I decided to walk out of the Market from the far end nearest my Nan’s flat. We didn’t go that way much when I was a child and it always felt odd.  I stopped at the Catholic church at the end of the street and blessed myself.   There were two Catholic churches in that neighborhood.  One of them was the one that Aunty Myra used to take me to when I was little.   Those few church visits made a lasting impression on me.

After I visited  my cousin I headed back to the Angel through the market.  I walked the streets of my childhood looking at parks where I used to ride my skateboard as a tween.  I remembered falling and hitting my head.  We didn’t wear helmets back then and my eye twitched for a good 5 minutes.  I looked for the long-gone shops from my childhood where I used to buy the Beano and the Dandy every week.   Now you can only get them as annuals.

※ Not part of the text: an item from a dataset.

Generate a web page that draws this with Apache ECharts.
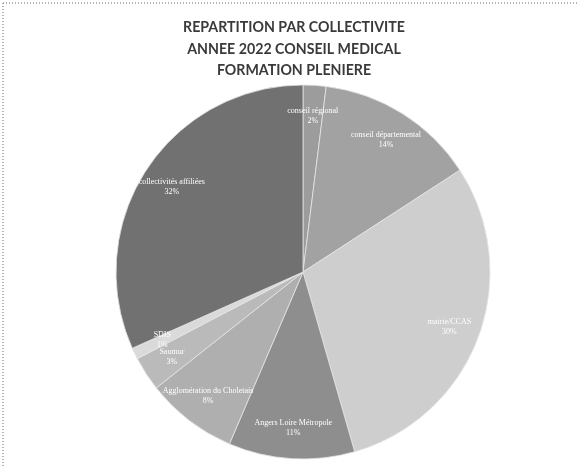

Near the Sainsbury’s in Chapel Market

As I entered the market, for the second time, I noticed that the little store that used to sell the ice creams with the two flake bars sticking out is now an Indian restaurant.  That place was little-kid heaven. 

Woolworths is long gone and the market isn’t what it used to be. Though short on time, I rushed through Mark’s and Spencers and remembered the sweaters I used to get from there. I still shop there when I am in London, even if I don’t need anything.   I remembered doing the grocery shopping in Sainsbury’s both as a child and for The Child.

I rushed through the Angel, passed bookstores I used to frequent and ATMs where Laura and I once got cash. I entered the Angel Station and pressed my Oyster card to the turnstile and the gates opened for me like I was welcome; like I was home.

Ghosts of the Chapel Market

One thought on “Ghosts of the Chapel Market

  1. washmysocks says:

    What a great blog, I could almost smell the fruit etc in the food markets and felt I was walking with you through the streets and riding on the buses, lovely stuff!